Murphy also claimed that he didn’t believe he learned of any involvement in the case of Shine, a parish priest for Tramore who was Bill Kenneally’s uncle, from former Fianna Fáil TD Donie Ormonde.

Last year, former RTÉ journalist Damien Tiernan had alleged at the inquiry that Ormonde told him he received a phone call from Shine in 2013 as allegations about Kenneally came to light, seeking to “suppress” the sex abuse claims.

Earlier this week at the inquiry Ormonde denied ever telling Tiernan about the phone call or receiving Shine’s request.

Murphy said Ormonde is a “good friend” and that the two had operated as board directors for local radio station WLR FM for more than 25 years.

He denied having any memory of a conversation with Ormonde, who served as a Fianna Fáil TD and senator in the 1980s and early 1990s, about Shine.

“I don’t recollect it. He could have but I don’t recollect it,” Murphy said. “I could say yes, because it’s easier, but I don’t recall.”

Earlier this morning, the inquiry heard from Brian Walker, a 51-year-old man who alleges Bill Kenneally sought to groom him as a teenager in the 1980s.

Walker alleged that he had been told by his mother last year that a member of the Kenneally family had offered to pay another victim’s family whose son had been abused in the late 1980s.

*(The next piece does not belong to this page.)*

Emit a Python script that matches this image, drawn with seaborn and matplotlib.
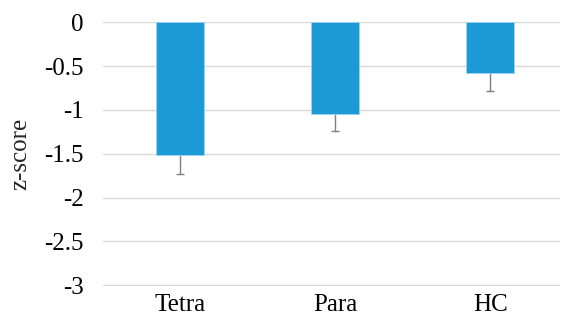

He recalled how Kenneally would bring sacks of alcohol to give to boys playing tennis and basketball in attempts to groom him and other teens, making “lewd” remarks while giving them lifts home.

At the time, Walker thought Kenneally was a “great man, giving the boys drink, money”, but added they became fearful.

“When you’re young and innocent and naive you don’t expect too much,” he said.

Walker recalled his own mother questioning him to “see was I abused”, which he said wasn’t the case.

The man told Mr Justice White that his mother would likely appear before the commission to help it in its work.

Concluding this phase of the commission, the judge said there were about “two to three” days worth of evidence still be heard and advised parties would be notified of the next phase in the coming weeks.